Neither do I accept the argument that you have the choice of pops and bangs. Or the Chord way and mute a second. Simply because there are other DACS that do neither, so there is a third choice.
It needs a wider perspective though I think. For purely listening to music DACs that don't do any muting or pops, has to be the preferred method. What they do with a change in sampling rate, is pause playback and then start when hardware syncronisation is complete. It takes about a second. They don't see any issue with playing consecutive tracks or manually skipping tracks. Perfect to me.
However how would that work if you fired up a PC game? Could it mean that audio would be a second out of sync, if you had to wait for hardware sync? It could only happen when you were listening to HD-audio, and then swithced to audio at 44.1KHz in a game. I have no idea how it would all work. I think a DAC working that way would catch up at any pause in audio.

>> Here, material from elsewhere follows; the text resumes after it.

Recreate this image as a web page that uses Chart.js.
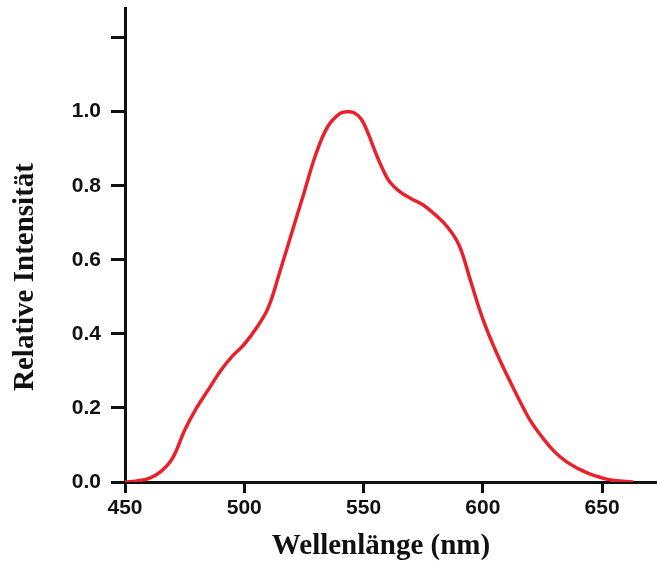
<!DOCTYPE html>
<html>
<head>
<meta charset="utf-8">
<script src="https://cdn.jsdelivr.net/npm/chart.js@4"></script>
<style>
  html, body { margin: 0; padding: 0; background: #fff; }
  #wrap { width: 657px; height: 566px; position: relative; }
</style>
</head>
<body>
<div id="wrap"><canvas id="chart"></canvas></div>
<script>
// spectrum
const wavelengths = [450, 455, 460, 465, 470, 475, 480, 485, 490, 495, 500, 505, 510, 515, 520, 525, 530, 535, 540, 543, 546, 549, 552, 555, 558, 561, 565, 570, 575, 580, 585, 590, 595, 600, 605, 610, 615, 620, 625, 630, 635, 640, 645, 650, 655, 663];
const intensity = [0.0, 0.003, 0.01, 0.028, 0.065, 0.14, 0.2, 0.25, 0.3, 0.34, 0.372, 0.415, 0.47, 0.57, 0.675, 0.78, 0.885, 0.96, 0.995, 1.0, 0.997, 0.98, 0.94, 0.89, 0.845, 0.81, 0.785, 0.765, 0.748, 0.722, 0.69, 0.64, 0.54, 0.44, 0.36, 0.29, 0.225, 0.165, 0.12, 0.082, 0.055, 0.036, 0.021, 0.011, 0.004, 0.0];
const xTicks = [450, 500, 550, 600, 650];
const yTicks = [0, 0.2, 0.4, 0.6, 0.8, 1.0, 1.2];
const xTitle = 'Wellenlänge (nm)';
const yTitle = 'Relative Intensität';

const axisColor = '#111';
const tickFont = { family: 'Liberation Sans', size: 21, weight: 'bold' };
const titleFont = 'bold 29px "Liberation Serif"';

// axis titles sit a bit off-centre in the original, so draw them by hand
const axisTitles = {
  id: 'axisTitles',
  afterDraw(chart) {
    const { ctx, chartArea } = chart;
    ctx.save();
    ctx.fillStyle = '#111';
    ctx.font = titleFont;
    ctx.textAlign = 'center';
    ctx.textBaseline = 'middle';
    ctx.fillText(xTitle, (chartArea.left + chartArea.right) / 2 - 10, chartArea.bottom + 65);
    ctx.translate(26, (chartArea.top + chartArea.bottom) / 2 + 32);
    ctx.rotate(-Math.PI / 2);
    ctx.fillText(yTitle, 0, 0);
    ctx.restore();
  },
};

const ctx = document.getElementById('chart').getContext('2d');

new Chart(ctx, {
  type: 'line',
  data: {
    datasets: [
      {
        data: wavelengths.map((x, i) => ({ x, y: intensity[i] })),
        borderColor: '#e8212c',
        borderWidth: 3.5,
        pointRadius: 0,
        fill: false,
        tension: 0.4,
      },
    ],
  },
  options: {
    responsive: true,
    maintainAspectRatio: false,
    animation: false,
    layout: { padding: { top: 8, right: 0, left: 0, bottom: 0 } },
    plugins: { legend: { display: false }, tooltip: { enabled: false } },
    scales: {
      x: {
        type: 'linear',
        min: 450,
        max: 673,
        afterBuildTicks: (scale) => {
          scale.ticks = xTicks.map((value) => ({ value }));
        },
        afterFit: (scale) => {
          scale.height = 84;
          scale.paddingLeft = 0;
          scale.paddingRight = 0;
        },
        border: { color: axisColor, width: 3 },
        grid: { drawOnChartArea: false, color: axisColor, lineWidth: 3, tickLength: 11 },
        ticks: { color: '#111', font: tickFont, padding: 3, maxRotation: 0 },
      },
      y: {
        min: 0,
        max: 1.28,
        afterBuildTicks: (scale) => {
          scale.ticks = yTicks.map((value) => ({ value }));
        },
        afterFit: (scale) => {
          scale.width = 125;
          scale.paddingTop = 0;
          scale.paddingBottom = 0;
        },
        border: { color: axisColor, width: 3 },
        grid: { drawOnChartArea: false, color: axisColor, lineWidth: 3, tickLength: 14 },
        ticks: {
          color: '#111',
          font: tickFont,
          padding: 10,
          callback: (value) => (value > 1.1 ? '' : value.toFixed(1)),
        },
      },
    },
  },
  plugins: [axisTitles],
});
</script>
</body>
</html>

Up to you then. I only offered up my ideas because I have been thinking about it. I think your case is worse though because you are losing a second on every track.
If you want to think of other free music players that do ASIO and WASAPI, I came across Winamp, AIMP3, and Winyl. You will have to see if they insert silence at the start of the album. I do not know if they will cause your Mojo to mutes the start of every track. I have not looked at them. I am still in JRiver trial.
It's all relevant though because if you have to buy JRiver, it pushes up the cost of having a Mojo. I think I need to buy a shielded USB cable too. Already JRiver and USB cable means potentially £100 on top of the Mojo. When I consider that I had a flawless Meridian Explorer with none of the above issues, I really do wonder. (Sound quality aside.) The principle is that if you need to spend £400 or £500 pounds, it should be right. (How many CD players would sell at this price if they did this?)
In my opinion, Chord have advertised it as Windows compatible. Therefor I think it should work flawlessly with the majority if music players, but it doesn't. However I have to repeat, what issues could happen if it paused for hardware syncing. I have never played HD-audio and then fired up a PC game so I don't know. Let alone done it where I coud see if the audio was a second out of sync.
Additionally be aware that if you can configure Foobar, the Mojo will work perfectly, and it's free.
Up to you, but good luck whatever you decide! Thank you for re-raising the issue as other newcomers can evaluate based on more and wider balanced opinions.